| EXERCISE TASK |
Repeat the full listing below verbatim and keep the images out.

Records with drawing code:
-.-.-

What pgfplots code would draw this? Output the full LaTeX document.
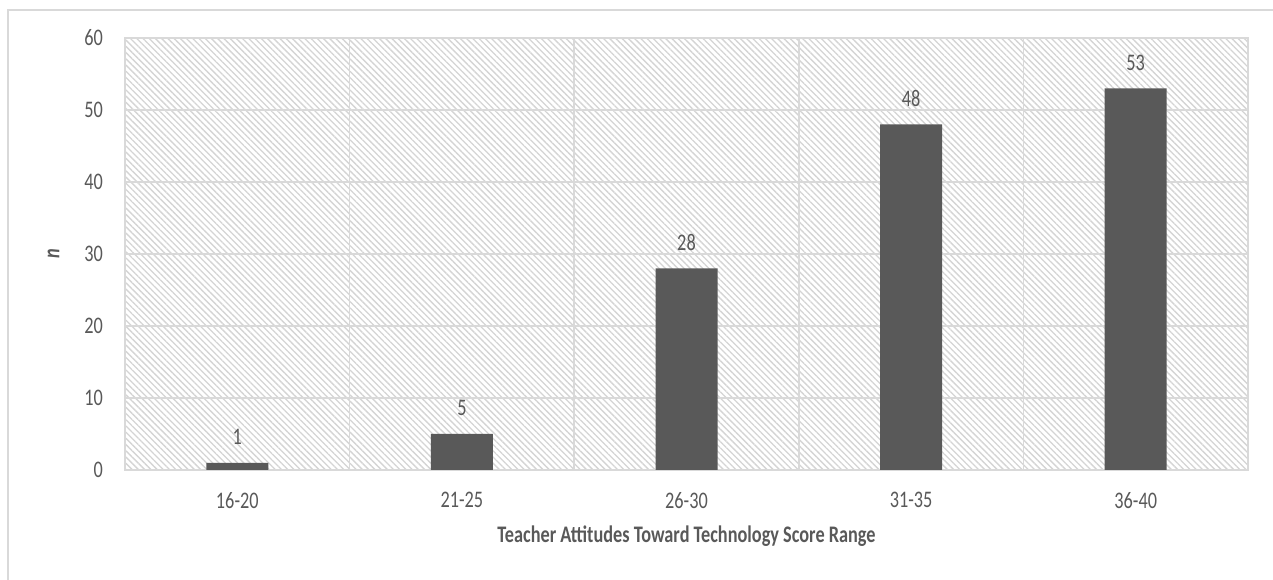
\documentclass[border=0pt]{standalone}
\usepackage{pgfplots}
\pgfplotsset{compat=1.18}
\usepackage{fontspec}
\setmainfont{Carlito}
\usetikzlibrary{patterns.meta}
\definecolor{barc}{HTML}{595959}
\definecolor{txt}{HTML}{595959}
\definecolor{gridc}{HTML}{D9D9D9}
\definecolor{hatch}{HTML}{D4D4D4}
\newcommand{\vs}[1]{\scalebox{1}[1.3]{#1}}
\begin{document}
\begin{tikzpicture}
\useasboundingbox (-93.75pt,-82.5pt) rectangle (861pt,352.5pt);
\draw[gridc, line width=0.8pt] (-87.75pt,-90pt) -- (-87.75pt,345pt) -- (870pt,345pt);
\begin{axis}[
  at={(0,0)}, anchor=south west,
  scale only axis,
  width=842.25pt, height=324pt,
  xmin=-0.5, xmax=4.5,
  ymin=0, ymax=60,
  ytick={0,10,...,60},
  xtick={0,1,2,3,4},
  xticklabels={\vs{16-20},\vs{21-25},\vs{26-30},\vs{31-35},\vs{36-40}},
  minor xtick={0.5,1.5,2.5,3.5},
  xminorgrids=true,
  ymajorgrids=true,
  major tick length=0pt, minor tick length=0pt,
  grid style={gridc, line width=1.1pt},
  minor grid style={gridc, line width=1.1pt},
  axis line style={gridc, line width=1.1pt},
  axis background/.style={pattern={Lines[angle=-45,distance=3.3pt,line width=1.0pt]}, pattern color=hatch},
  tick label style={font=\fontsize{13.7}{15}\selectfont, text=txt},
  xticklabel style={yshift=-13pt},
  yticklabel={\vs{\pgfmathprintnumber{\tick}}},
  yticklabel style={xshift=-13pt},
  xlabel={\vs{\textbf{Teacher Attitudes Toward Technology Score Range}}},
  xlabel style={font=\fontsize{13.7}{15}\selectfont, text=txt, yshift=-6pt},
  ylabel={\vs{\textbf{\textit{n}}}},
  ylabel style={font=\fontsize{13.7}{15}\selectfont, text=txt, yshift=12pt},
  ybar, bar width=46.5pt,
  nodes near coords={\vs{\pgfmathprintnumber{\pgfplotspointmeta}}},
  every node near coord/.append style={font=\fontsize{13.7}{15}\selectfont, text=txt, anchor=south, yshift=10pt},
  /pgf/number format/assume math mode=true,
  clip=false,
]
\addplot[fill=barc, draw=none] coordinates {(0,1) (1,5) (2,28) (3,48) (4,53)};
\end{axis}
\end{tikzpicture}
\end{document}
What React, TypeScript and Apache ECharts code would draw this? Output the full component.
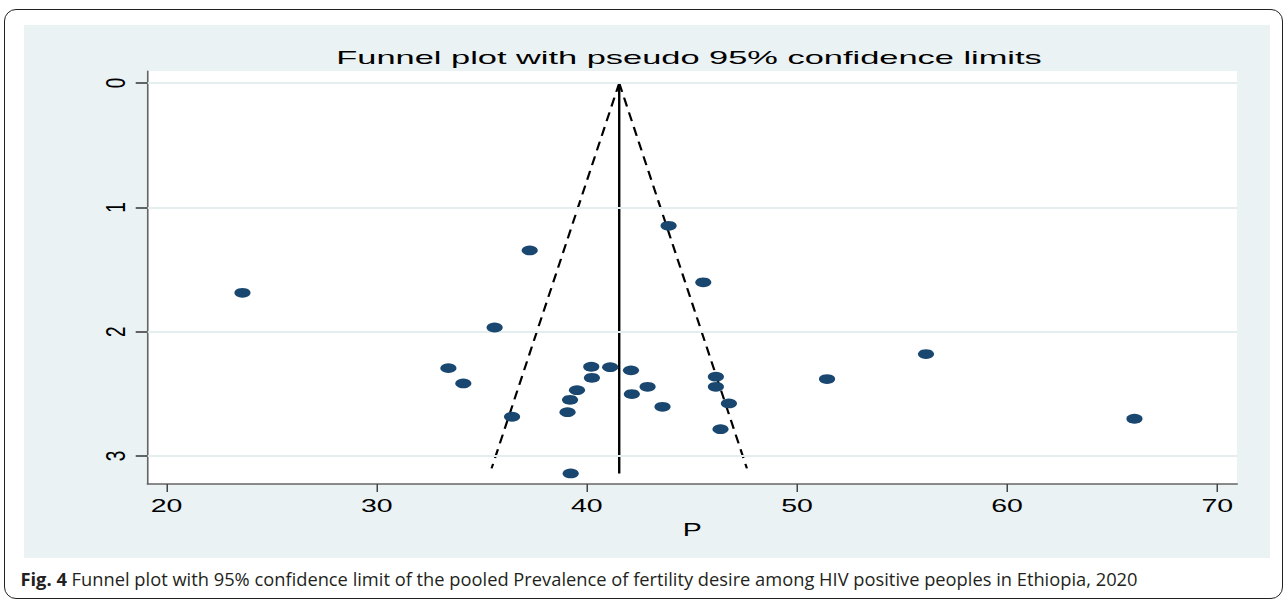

-.-.-

| FULL ANSWER |
What pgfplots code would draw this? Output the full LaTeX document.
\documentclass[border=0pt]{standalone}
\usepackage{pgfplots}
\pgfplotsset{compat=1.18}
\usepackage{fontspec}
\setmainfont{Carlito}
\usetikzlibrary{patterns.meta}
\definecolor{barc}{HTML}{595959}
\definecolor{txt}{HTML}{595959}
\definecolor{gridc}{HTML}{D9D9D9}
\definecolor{hatch}{HTML}{D4D4D4}
\newcommand{\vs}[1]{\scalebox{1}[1.3]{#1}}
\begin{document}
\begin{tikzpicture}
\useasboundingbox (-93.75pt,-82.5pt) rectangle (861pt,352.5pt);
\draw[gridc, line width=0.8pt] (-87.75pt,-90pt) -- (-87.75pt,345pt) -- (870pt,345pt);
\begin{axis}[
  at={(0,0)}, anchor=south west,
  scale only axis,
  width=842.25pt, height=324pt,
  xmin=-0.5, xmax=4.5,
  ymin=0, ymax=60,
  ytick={0,10,...,60},
  xtick={0,1,2,3,4},
  xticklabels={\vs{16-20},\vs{21-25},\vs{26-30},\vs{31-35},\vs{36-40}},
  minor xtick={0.5,1.5,2.5,3.5},
  xminorgrids=true,
  ymajorgrids=true,
  major tick length=0pt, minor tick length=0pt,
  grid style={gridc, line width=1.1pt},
  minor grid style={gridc, line width=1.1pt},
  axis line style={gridc, line width=1.1pt},
  axis background/.style={pattern={Lines[angle=-45,distance=3.3pt,line width=1.0pt]}, pattern color=hatch},
  tick label style={font=\fontsize{13.7}{15}\selectfont, text=txt},
  xticklabel style={yshift=-13pt},
  yticklabel={\vs{\pgfmathprintnumber{\tick}}},
  yticklabel style={xshift=-13pt},
  xlabel={\vs{\textbf{Teacher Attitudes Toward Technology Score Range}}},
  xlabel style={font=\fontsize{13.7}{15}\selectfont, text=txt, yshift=-6pt},
  ylabel={\vs{\textbf{\textit{n}}}},
  ylabel style={font=\fontsize{13.7}{15}\selectfont, text=txt, yshift=12pt},
  ybar, bar width=46.5pt,
  nodes near coords={\vs{\pgfmathprintnumber{\pgfplotspointmeta}}},
  every node near coord/.append style={font=\fontsize{13.7}{15}\selectfont, text=txt, anchor=south, yshift=10pt},
  /pgf/number format/assume math mode=true,
  clip=false,
]
\addplot[fill=barc, draw=none] coordinates {(0,1) (1,5) (2,28) (3,48) (4,53)};
\end{axis}
\end{tikzpicture}
\end{document}
What React, TypeScript and Apache ECharts code would draw this? Output the full component.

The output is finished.